:: Data ::
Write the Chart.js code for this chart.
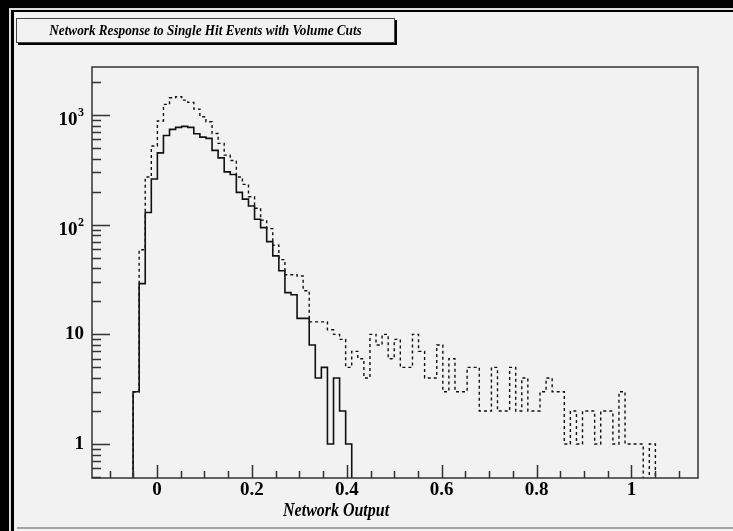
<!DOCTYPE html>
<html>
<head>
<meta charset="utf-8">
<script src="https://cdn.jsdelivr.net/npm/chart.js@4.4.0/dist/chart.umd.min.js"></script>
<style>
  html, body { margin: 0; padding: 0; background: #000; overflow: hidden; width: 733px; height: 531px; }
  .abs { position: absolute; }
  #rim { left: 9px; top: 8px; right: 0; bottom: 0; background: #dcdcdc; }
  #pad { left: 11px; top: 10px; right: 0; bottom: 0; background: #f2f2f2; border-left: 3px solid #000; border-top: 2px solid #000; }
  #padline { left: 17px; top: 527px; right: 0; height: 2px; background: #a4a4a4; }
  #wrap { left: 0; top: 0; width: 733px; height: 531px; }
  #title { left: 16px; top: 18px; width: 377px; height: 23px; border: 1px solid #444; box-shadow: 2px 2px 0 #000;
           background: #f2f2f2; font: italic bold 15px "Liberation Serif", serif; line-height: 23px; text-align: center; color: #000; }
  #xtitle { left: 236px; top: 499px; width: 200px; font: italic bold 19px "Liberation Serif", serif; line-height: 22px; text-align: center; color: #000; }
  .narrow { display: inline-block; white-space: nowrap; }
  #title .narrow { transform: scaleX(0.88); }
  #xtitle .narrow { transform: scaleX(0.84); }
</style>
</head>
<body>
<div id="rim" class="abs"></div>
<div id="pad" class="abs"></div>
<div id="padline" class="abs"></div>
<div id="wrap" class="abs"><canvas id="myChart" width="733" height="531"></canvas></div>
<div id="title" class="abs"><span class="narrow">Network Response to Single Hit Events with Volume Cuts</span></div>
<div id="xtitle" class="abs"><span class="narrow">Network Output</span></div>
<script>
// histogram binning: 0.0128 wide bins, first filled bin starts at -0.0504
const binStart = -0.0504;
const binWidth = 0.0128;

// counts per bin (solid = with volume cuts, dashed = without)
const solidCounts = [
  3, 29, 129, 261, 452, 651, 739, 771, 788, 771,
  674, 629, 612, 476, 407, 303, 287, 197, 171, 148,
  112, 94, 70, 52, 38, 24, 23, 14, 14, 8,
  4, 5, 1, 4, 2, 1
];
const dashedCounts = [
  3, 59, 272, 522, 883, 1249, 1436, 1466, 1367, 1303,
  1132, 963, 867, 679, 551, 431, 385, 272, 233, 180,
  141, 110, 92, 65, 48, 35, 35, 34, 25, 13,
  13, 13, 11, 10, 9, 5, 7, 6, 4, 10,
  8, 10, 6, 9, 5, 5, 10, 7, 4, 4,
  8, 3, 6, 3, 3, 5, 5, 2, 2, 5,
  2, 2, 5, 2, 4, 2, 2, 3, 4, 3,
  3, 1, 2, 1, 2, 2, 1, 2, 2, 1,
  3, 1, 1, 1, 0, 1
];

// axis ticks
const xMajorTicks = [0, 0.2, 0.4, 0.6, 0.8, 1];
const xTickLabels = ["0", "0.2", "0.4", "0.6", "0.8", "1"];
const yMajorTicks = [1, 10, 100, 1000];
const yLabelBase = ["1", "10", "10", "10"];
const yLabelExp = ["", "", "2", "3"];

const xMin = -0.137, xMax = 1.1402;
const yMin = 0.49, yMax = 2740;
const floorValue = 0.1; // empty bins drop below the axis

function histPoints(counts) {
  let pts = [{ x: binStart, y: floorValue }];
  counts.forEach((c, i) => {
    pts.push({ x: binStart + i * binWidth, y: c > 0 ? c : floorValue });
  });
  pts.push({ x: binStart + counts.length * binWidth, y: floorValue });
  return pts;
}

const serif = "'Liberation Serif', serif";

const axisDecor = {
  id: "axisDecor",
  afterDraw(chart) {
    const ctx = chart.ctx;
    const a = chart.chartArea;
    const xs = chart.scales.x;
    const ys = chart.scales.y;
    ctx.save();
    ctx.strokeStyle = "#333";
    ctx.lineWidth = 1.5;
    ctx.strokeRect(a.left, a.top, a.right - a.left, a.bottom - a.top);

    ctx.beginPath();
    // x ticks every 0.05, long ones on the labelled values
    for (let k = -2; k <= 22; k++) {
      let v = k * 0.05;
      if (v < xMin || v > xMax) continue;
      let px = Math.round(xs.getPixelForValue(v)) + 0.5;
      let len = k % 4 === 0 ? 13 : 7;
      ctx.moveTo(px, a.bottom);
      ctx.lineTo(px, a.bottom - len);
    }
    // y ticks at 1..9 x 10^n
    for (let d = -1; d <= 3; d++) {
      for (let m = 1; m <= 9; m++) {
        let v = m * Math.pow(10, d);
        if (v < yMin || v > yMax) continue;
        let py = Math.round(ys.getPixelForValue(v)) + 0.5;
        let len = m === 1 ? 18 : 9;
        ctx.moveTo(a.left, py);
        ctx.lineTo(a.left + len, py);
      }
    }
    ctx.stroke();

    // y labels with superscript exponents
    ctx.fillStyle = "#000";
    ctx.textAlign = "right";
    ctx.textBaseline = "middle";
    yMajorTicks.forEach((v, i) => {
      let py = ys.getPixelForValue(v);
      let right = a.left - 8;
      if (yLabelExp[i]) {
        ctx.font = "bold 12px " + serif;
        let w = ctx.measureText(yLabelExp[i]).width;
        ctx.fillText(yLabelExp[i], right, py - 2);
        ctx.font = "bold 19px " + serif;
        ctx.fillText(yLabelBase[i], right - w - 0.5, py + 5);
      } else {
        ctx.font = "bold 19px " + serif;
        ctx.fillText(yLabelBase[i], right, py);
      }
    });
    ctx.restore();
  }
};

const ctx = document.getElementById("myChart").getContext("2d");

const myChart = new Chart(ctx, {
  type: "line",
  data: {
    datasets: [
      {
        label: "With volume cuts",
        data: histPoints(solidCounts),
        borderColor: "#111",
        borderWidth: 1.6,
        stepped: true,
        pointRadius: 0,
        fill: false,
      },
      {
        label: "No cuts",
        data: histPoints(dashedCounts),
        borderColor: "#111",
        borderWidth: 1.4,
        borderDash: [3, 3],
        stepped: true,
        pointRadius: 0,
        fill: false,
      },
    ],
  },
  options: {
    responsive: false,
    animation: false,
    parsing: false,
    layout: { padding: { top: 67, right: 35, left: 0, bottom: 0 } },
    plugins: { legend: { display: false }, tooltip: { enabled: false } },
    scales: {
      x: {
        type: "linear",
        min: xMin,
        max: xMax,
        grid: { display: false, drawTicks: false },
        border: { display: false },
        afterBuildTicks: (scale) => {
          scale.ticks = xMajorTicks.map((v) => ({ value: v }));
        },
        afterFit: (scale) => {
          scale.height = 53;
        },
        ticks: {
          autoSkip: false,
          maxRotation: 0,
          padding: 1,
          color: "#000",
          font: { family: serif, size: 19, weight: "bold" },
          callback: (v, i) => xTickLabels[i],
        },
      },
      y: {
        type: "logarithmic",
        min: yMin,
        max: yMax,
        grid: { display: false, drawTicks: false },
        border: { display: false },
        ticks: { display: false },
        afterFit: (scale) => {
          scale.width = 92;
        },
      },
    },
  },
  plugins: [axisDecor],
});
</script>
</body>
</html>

:: Task description ::
Repeat the listing in full and exactly. Leave any pictures out.

:: Task output ::
Write the Chart.js code for this chart.
<!DOCTYPE html>
<html>
<head>
<meta charset="utf-8">
<script src="https://cdn.jsdelivr.net/npm/chart.js@4.4.0/dist/chart.umd.min.js"></script>
<style>
  html, body { margin: 0; padding: 0; background: #000; overflow: hidden; width: 733px; height: 531px; }
  .abs { position: absolute; }
  #rim { left: 9px; top: 8px; right: 0; bottom: 0; background: #dcdcdc; }
  #pad { left: 11px; top: 10px; right: 0; bottom: 0; background: #f2f2f2; border-left: 3px solid #000; border-top: 2px solid #000; }
  #padline { left: 17px; top: 527px; right: 0; height: 2px; background: #a4a4a4; }
  #wrap { left: 0; top: 0; width: 733px; height: 531px; }
  #title { left: 16px; top: 18px; width: 377px; height: 23px; border: 1px solid #444; box-shadow: 2px 2px 0 #000;
           background: #f2f2f2; font: italic bold 15px "Liberation Serif", serif; line-height: 23px; text-align: center; color: #000; }
  #xtitle { left: 236px; top: 499px; width: 200px; font: italic bold 19px "Liberation Serif", serif; line-height: 22px; text-align: center; color: #000; }
  .narrow { display: inline-block; white-space: nowrap; }
  #title .narrow { transform: scaleX(0.88); }
  #xtitle .narrow { transform: scaleX(0.84); }
</style>
</head>
<body>
<div id="rim" class="abs"></div>
<div id="pad" class="abs"></div>
<div id="padline" class="abs"></div>
<div id="wrap" class="abs"><canvas id="myChart" width="733" height="531"></canvas></div>
<div id="title" class="abs"><span class="narrow">Network Response to Single Hit Events with Volume Cuts</span></div>
<div id="xtitle" class="abs"><span class="narrow">Network Output</span></div>
<script>
// histogram binning: 0.0128 wide bins, first filled bin starts at -0.0504
const binStart = -0.0504;
const binWidth = 0.0128;

// counts per bin (solid = with volume cuts, dashed = without)
const solidCounts = [
  3, 29, 129, 261, 452, 651, 739, 771, 788, 771,
  674, 629, 612, 476, 407, 303, 287, 197, 171, 148,
  112, 94, 70, 52, 38, 24, 23, 14, 14, 8,
  4, 5, 1, 4, 2, 1
];
const dashedCounts = [
  3, 59, 272, 522, 883, 1249, 1436, 1466, 1367, 1303,
  1132, 963, 867, 679, 551, 431, 385, 272, 233, 180,
  141, 110, 92, 65, 48, 35, 35, 34, 25, 13,
  13, 13, 11, 10, 9, 5, 7, 6, 4, 10,
  8, 10, 6, 9, 5, 5, 10, 7, 4, 4,
  8, 3, 6, 3, 3, 5, 5, 2, 2, 5,
  2, 2, 5, 2, 4, 2, 2, 3, 4, 3,
  3, 1, 2, 1, 2, 2, 1, 2, 2, 1,
  3, 1, 1, 1, 0, 1
];

// axis ticks
const xMajorTicks = [0, 0.2, 0.4, 0.6, 0.8, 1];
const xTickLabels = ["0", "0.2", "0.4", "0.6", "0.8", "1"];
const yMajorTicks = [1, 10, 100, 1000];
const yLabelBase = ["1", "10", "10", "10"];
const yLabelExp = ["", "", "2", "3"];

const xMin = -0.137, xMax = 1.1402;
const yMin = 0.49, yMax = 2740;
const floorValue = 0.1; // empty bins drop below the axis

function histPoints(counts) {
  let pts = [{ x: binStart, y: floorValue }];
  counts.forEach((c, i) => {
    pts.push({ x: binStart + i * binWidth, y: c > 0 ? c : floorValue });
  });
  pts.push({ x: binStart + counts.length * binWidth, y: floorValue });
  return pts;
}

const serif = "'Liberation Serif', serif";

const axisDecor = {
  id: "axisDecor",
  afterDraw(chart) {
    const ctx = chart.ctx;
    const a = chart.chartArea;
    const xs = chart.scales.x;
    const ys = chart.scales.y;
    ctx.save();
    ctx.strokeStyle = "#333";
    ctx.lineWidth = 1.5;
    ctx.strokeRect(a.left, a.top, a.right - a.left, a.bottom - a.top);

    ctx.beginPath();
    // x ticks every 0.05, long ones on the labelled values
    for (let k = -2; k <= 22; k++) {
      let v = k * 0.05;
      if (v < xMin || v > xMax) continue;
      let px = Math.round(xs.getPixelForValue(v)) + 0.5;
      let len = k % 4 === 0 ? 13 : 7;
      ctx.moveTo(px, a.bottom);
      ctx.lineTo(px, a.bottom - len);
    }
    // y ticks at 1..9 x 10^n
    for (let d = -1; d <= 3; d++) {
      for (let m = 1; m <= 9; m++) {
        let v = m * Math.pow(10, d);
        if (v < yMin || v > yMax) continue;
        let py = Math.round(ys.getPixelForValue(v)) + 0.5;
        let len = m === 1 ? 18 : 9;
        ctx.moveTo(a.left, py);
        ctx.lineTo(a.left + len, py);
      }
    }
    ctx.stroke();

    // y labels with superscript exponents
    ctx.fillStyle = "#000";
    ctx.textAlign = "right";
    ctx.textBaseline = "middle";
    yMajorTicks.forEach((v, i) => {
      let py = ys.getPixelForValue(v);
      let right = a.left - 8;
      if (yLabelExp[i]) {
        ctx.font = "bold 12px " + serif;
        let w = ctx.measureText(yLabelExp[i]).width;
        ctx.fillText(yLabelExp[i], right, py - 2);
        ctx.font = "bold 19px " + serif;
        ctx.fillText(yLabelBase[i], right - w - 0.5, py + 5);
      } else {
        ctx.font = "bold 19px " + serif;
        ctx.fillText(yLabelBase[i], right, py);
      }
    });
    ctx.restore();
  }
};

const ctx = document.getElementById("myChart").getContext("2d");

const myChart = new Chart(ctx, {
  type: "line",
  data: {
    datasets: [
      {
        label: "With volume cuts",
        data: histPoints(solidCounts),
        borderColor: "#111",
        borderWidth: 1.6,
        stepped: true,
        pointRadius: 0,
        fill: false,
      },
      {
        label: "No cuts",
        data: histPoints(dashedCounts),
        borderColor: "#111",
        borderWidth: 1.4,
        borderDash: [3, 3],
        stepped: true,
        pointRadius: 0,
        fill: false,
      },
    ],
  },
  options: {
    responsive: false,
    animation: false,
    parsing: false,
    layout: { padding: { top: 67, right: 35, left: 0, bottom: 0 } },
    plugins: { legend: { display: false }, tooltip: { enabled: false } },
    scales: {
      x: {
        type: "linear",
        min: xMin,
        max: xMax,
        grid: { display: false, drawTicks: false },
        border: { display: false },
        afterBuildTicks: (scale) => {
          scale.ticks = xMajorTicks.map((v) => ({ value: v }));
        },
        afterFit: (scale) => {
          scale.height = 53;
        },
        ticks: {
          autoSkip: false,
          maxRotation: 0,
          padding: 1,
          color: "#000",
          font: { family: serif, size: 19, weight: "bold" },
          callback: (v, i) => xTickLabels[i],
        },
      },
      y: {
        type: "logarithmic",
        min: yMin,
        max: yMax,
        grid: { display: false, drawTicks: false },
        border: { display: false },
        ticks: { display: false },
        afterFit: (scale) => {
          scale.width = 92;
        },
      },
    },
  },
  plugins: [axisDecor],
});
</script>
</body>
</html>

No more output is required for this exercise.